Menu Close
Salad dengan tempe sebagai salah satu campurannya, Gekko Gallery/Shutterstock

Riset temukan bagaimana Indonesia dapat memperluas gastrodiplomasi di Eropa melalui makanan nabati

Gastrodiplomasi-praktik diplomasi dengan makanan sebagai instrumen utamanya-kini mulai populer di beberapa negara di seluruh dunia. Korea Selatan dan Thailand, misalnya, beberapa tahun belakangan ini telah menekankan promosi kuliner sebagai praktik diplomasinya.

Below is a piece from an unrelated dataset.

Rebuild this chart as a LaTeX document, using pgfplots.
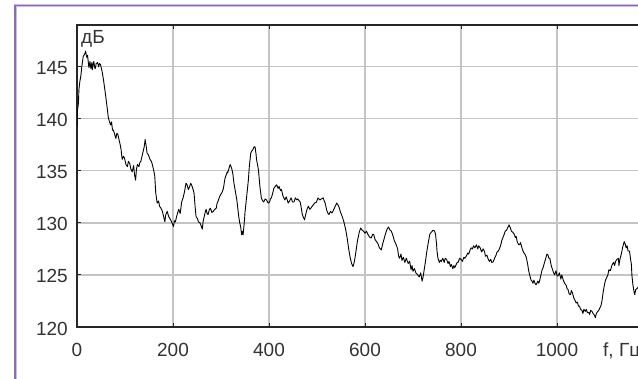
\documentclass[border=0pt]{standalone}
\usepackage{fontspec}
\setmainfont{Liberation Sans}
\usepackage{pgfplots}
\pgfplotsset{compat=1.18}
\definecolor{framepurple}{HTML}{8C6CB4}
\definecolor{gridgray}{HTML}{C4C4C4}
\definecolor{axisdark}{HTML}{262626}
\definecolor{ticktext}{HTML}{333333}
\begin{document}
\begin{tikzpicture}
\useasboundingbox (0,0) rectangle (638pt,378pt);
\clip (0,0) rectangle (638pt,378pt);
\fill[white] (0,0) rectangle (638pt,378pt);
\draw[framepurple!45, line width=3pt] (15pt,-10pt) -- (15pt,372.5pt) -- (700pt,372.5pt);
\draw[framepurple, line width=1.8pt] (15pt,-10pt) -- (15pt,372.5pt) -- (700pt,372.5pt);
\begin{axis}[
  at={(77pt,51pt)}, anchor=south west,
  scale only axis, width=576pt, height=302pt,
  xmin=0, xmax=1200, ymin=120, ymax=149,
  xtick={0,200,400,600,800,1000},
  extra x ticks={1200},
  extra x tick labels={},
  ytick={120,125,130,135,140,145},
  grid=major,
  major grid style={gridgray, line width=1.3pt},
  axis line style={axisdark, line width=1.1pt},
  tick style={axisdark, line width=1pt},
  tick align=inside,
  major tick length=4pt,
  /pgf/number format/assume math mode=true,
  /pgf/number format/1000 sep={},
  tick label style={font=\fontsize{19}{20}\selectfont, text=ticktext},
  xticklabel style={anchor=base, yshift=-29pt, inner sep=0pt},
  yticklabel style={anchor=east, xshift=-9pt, yshift=-1.5pt, inner sep=0pt},
  clip=true,
]
\addplot[black, line width=0.9pt, line join=round] coordinates {
(0,139.2) (1,140.8) (3,141.5) (4,142.8) (6,143.6) (8,144.1) (10,145.0) (13,146.0) (16,146.2) (18,146.5)
(20,145.9) (22,146.1) (24,145.2) (25,144.9) (27,145.5) (29,144.8) (31,145.4) (32,144.7) (34,145.3) (35,145.5)
(37,144.9) (38,144.8) (40,145.3) (43,145.4) (45,145.0) (47,145.3) (49,145.2) (52,144.6) (55,143.8) (58,142.8)
(60,142.1) (63,141.0) (65,140.2) (67,139.8) (70,139.4) (72,139.7) (74,138.9) (76,138.9) (79,138.4) (81,138.1)
(83,138.6) (85,138.5) (88,137.9) (90,137.5) (92,137.0) (94,136.1) (97,136.4) (99,136.2) (102,135.6) (105,135.4)
(107,135.9) (110,135.7) (112,135.2) (115,134.9) (118,135.5) (120,134.6) (122,134.1) (124,135.2) (126,135.6) (129,135.4)
(131,135.8) (133,135.9) (135,136.3) (137,136.7) (140,137.3) (142,138.0) (144,137.4) (146,136.7) (149,136.5) (152,136.1)
(155,135.9) (157,135.6) (160,135.0) (162,134.5) (164,132.9) (167,131.9) (170,132.1) (172,131.6) (175,131.4) (178,131.1)
(180,130.7) (183,130.1) (185,130.8) (188,131.1) (191,130.6) (195,130.3) (198,130.0) (201,129.65) (203,130.2) (205,130.1)
(208,130.7) (212,131.3) (215,130.9) (218,132.0) (221,132.4) (224,133.0) (227,133.8) (229,133.7) (232,133.2) (234,133.4)
(237,133.8) (239,133.6) (242,133.2) (244,132.8) (246,131.6) (248,130.6) (251,130.4) (253,130.1) (256,130.0) (258,129.8)
(261,129.4) (263,130.2) (265,130.6) (267,131.0) (269,131.3) (271,130.9) (273,130.8) (276,131.3) (278,131.4) (281,131.0)
(284,131.1) (287,131.3) (290,131.4) (292,131.9) (294,132.1) (297,132.5) (299,132.7) (302,132.9) (305,133.3) (308,134.2)
(310,134.5) (313,134.9) (314,134.8) (317,135.3) (319,135.6) (321,135.4) (323,135.1) (325,134.6) (327,133.8) (330,133.0)
(333,132.2) (335,131.4) (337,130.6) (339,130.0) (341,129.6) (343,128.85) (344,129.2) (346,128.85) (347,129.3) (349,130.3)
(350,131.0) (352,131.9) (355,133.2) (357,134.1) (359,135.4) (362,136.7) (364,136.9) (366,137.0) (369,137.3) (371,137.3)
(373,136.6) (374,136.1) (376,135.6) (378,135.1) (381,133.5) (383,132.8) (384,132.4) (387,132.1) (389,132.0) (392,132.3)
(395,132.2) (398,131.9) (401,132.0) (403,132.3) (405,132.4) (408,132.9) (410,133.3) (413,133.5) (416,133.65) (419,133.3)
(421,133.5) (424,133.1) (426,133.2) (429,132.6) (433,132.2) (436,132.5) (440,131.9) (443,132.1) (446,132.4) (449,132.0)
(452,132.0) (455,132.4) (458,132.2) (460,132.3) (463,132.1) (465,132.0) (467,131.5) (469,130.9) (471,130.6) (474,130.3)
(476,130.7) (478,131.1) (480,131.4) (482,131.6) (485,131.3) (487,131.4) (490,131.6) (492,131.7) (495,131.9) (499,132.0)
(502,132.4) (506,132.2) (509,132.3) (513,132.4) (515,132.1) (517,131.9) (519,131.5) (520,131.25) (523,130.9) (525,130.8)
(528,131.1) (531,130.95) (533,131.1) (536,131.4) (538,131.6) (541,131.9) (544,131.7) (546,131.5) (549,131.0) (551,130.8)
(554,130.4) (556,130.1) (558,129.7) (560,129.3) (563,128.5) (566,127.5) (569,126.7) (572,126.1) (575,125.8) (578,126.3)
(581,127.2) (584,128.2) (588,129.1) (591,129.5) (594,129.3) (597,129.2) (600,129.0) (603,129.2) (606,128.9) (610,128.6)
(613,128.55) (616,128.9) (618,128.9) (621,128.4) (624,128.2) (627,128.0) (630,127.6) (634,127.4) (637,128.0) (640,128.5)
(643,129.0) (646,129.4) (649,129.6) (652,129.3) (655,129.2) (658,128.8) (661,128.3) (665,127.9) (668,127.5) (670,126.8)
(672,126.6) (675,127.0) (677,126.4) (680,126.7) (683,126.2) (686,126.6) (690,126.1) (693,126.3) (696,125.5) (698,125.9)
(700,125.35) (703,125.6) (706,125.2) (710,125.0) (713,124.8) (716,125.2) (719,124.4) (721,124.8) (723,125.4) (726,126.3)
(728,127.0) (730,127.6) (733,128.4) (735,128.9) (738,129.1) (742,129.3) (745,129.2) (747,128.9) (749,128.0) (750,127.3)
(752,126.6) (755,126.2) (757,126.4) (759,126.3) (762,126.6) (765,126.2) (767,126.6) (770,126.5) (773,126.1) (775,126.3)
(778,125.8) (780,126.0) (783,125.6) (785,125.9) (787,125.7) (790,126.0) (792,126.2) (794,126.2) (797,126.6) (800,126.5)
(803,126.3) (806,126.7) (808,126.6) (811,126.8) (814,127.1) (816,127.0) (819,127.4) (821,127.6) (824,127.5) (826,127.8)
(829,127.6) (832,127.9) (835,127.5) (837,127.8) (840,127.6) (843,127.2) (846,127.5) (849,127.25) (851,126.8) (854,126.9)
(856,126.6) (859,126.3) (862,126.5) (864,126.2) (867,126.25) (870,126.6) (873,126.9) (875,127.2) (877,127.25) (880,127.5)
(883,127.9) (885,128.3) (887,128.55) (890,128.9) (892,129.2) (895,129.3) (898,129.6) (900,129.8) (903,129.5) (905,129.2)
(908,129.1) (911,128.9) (913,128.6) (915,128.7) (917,128.2) (920,127.9) (922,127.9) (924,128.1) (927,127.6) (930,127.2)
(933,127.0) (936,126.7) (939,126.0) (941,125.4) (943,125.0) (946,124.5) (948,124.4) (950,124.2) (952,124.5) (955,124.1)
(957,124.1) (960,124.4) (962,124.2) (964,124.5) (967,125.1) (969,125.5) (971,125.7) (974,126.2) (976,126.5) (979,127.0)
(981,126.95) (983,126.6) (985,126.6) (988,125.9) (990,125.6) (993,125.2) (995,125.0) (998,125.4) (1000,124.9) (1002,124.9)
(1005,125.2) (1008,124.6) (1010,125.0) (1013,124.5) (1016,124.2) (1019,124.0) (1021,123.7) (1023,123.6) (1025,123.2) (1028,123.1)
(1030,123.5) (1032,123.3) (1035,122.8) (1037,122.6) (1040,122.3) (1042,122.4) (1045,122.0) (1047,122.0) (1049,121.7) (1052,121.6)
(1054,121.3) (1056,121.7) (1059,121.5) (1061,121.7) (1063,121.4) (1066,121.4) (1068,121.2) (1070,121.6) (1073,121.5) (1075,121.3)
(1077,121.2) (1080,120.9) (1082,121.3) (1085,121.5) (1087,121.6) (1090,121.9) (1092,122.1) (1094,122.6) (1096,123.3) (1099,124.1)
(1101,124.5) (1104,124.8) (1106,125.0) (1108,125.5) (1111,125.4) (1113,125.7) (1115,126.0) (1118,126.2) (1120,125.9) (1122,126.3)
(1125,126.5) (1128,126.6) (1129,125.9) (1131,126.5) (1134,127.0) (1137,127.7) (1140,128.2) (1142,128.0) (1144,127.6) (1146,127.8)
(1148,127.3) (1151,127.3) (1153,126.6) (1155,126.0) (1156,125.0) (1158,124.1) (1160,123.5) (1162,123.1) (1164,123.6) (1167,123.7)
(1170,123.9) (1175,124.1)
};
\end{axis}
\node[anchor=north west, inner sep=0pt, font=\fontsize{19}{20}\selectfont, text=ticktext] at (81pt,348pt) {дБ};
\node[anchor=base west, inner sep=0pt, font=\fontsize{19}{20}\selectfont, text=ticktext] at (603pt,22pt) {f, Гц};
\end{tikzpicture}
\end{document}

Korea Selatan telah mengimplementasikan apa yang mereka sebut sebagai “Diplomasi Kimchi”“ ke seluruh dunia dalam mempromosikan budaya kuliner mereka. Sementara Thailand telah memperluas eksistensi kulinernya dengan semakin banyak dibukanya restoran Thailand di berbagai negara, sehingga menarik minat komunitas global untuk merasakan cita rasa otentik makanan khas Thailand.

Indonesia, dengan beragam makanan dan minuman khas serta rempah-rempah asli yang dimiliki, juga sudah mulai menggunakan strategi ini untuk mempromosikan Indonesia di forum global.

Pengamatan kami yang berdasarkan pada penelitian lapangan pada Mei 2023 dan tinjauan pustaka sejak pertengahan 2021 menghasilkan rekomendasi untuk pemerintah Indonesia tentang pentingnya dan bagaimana memanfaatkan keragaman menu masakan Indonesia sebagai strategi gastrodiplomasi.

Sebagai strategi gastrodiplomasi secara khusus, kami merekomendasikan Indonesia untuk menekankan pada hidangan berbahan dasar nabati atau non-olahan daging, terutama untuk pasar Eropa, mengingat tren konsumsi makanan nabati yang terus meningkat di benua ini.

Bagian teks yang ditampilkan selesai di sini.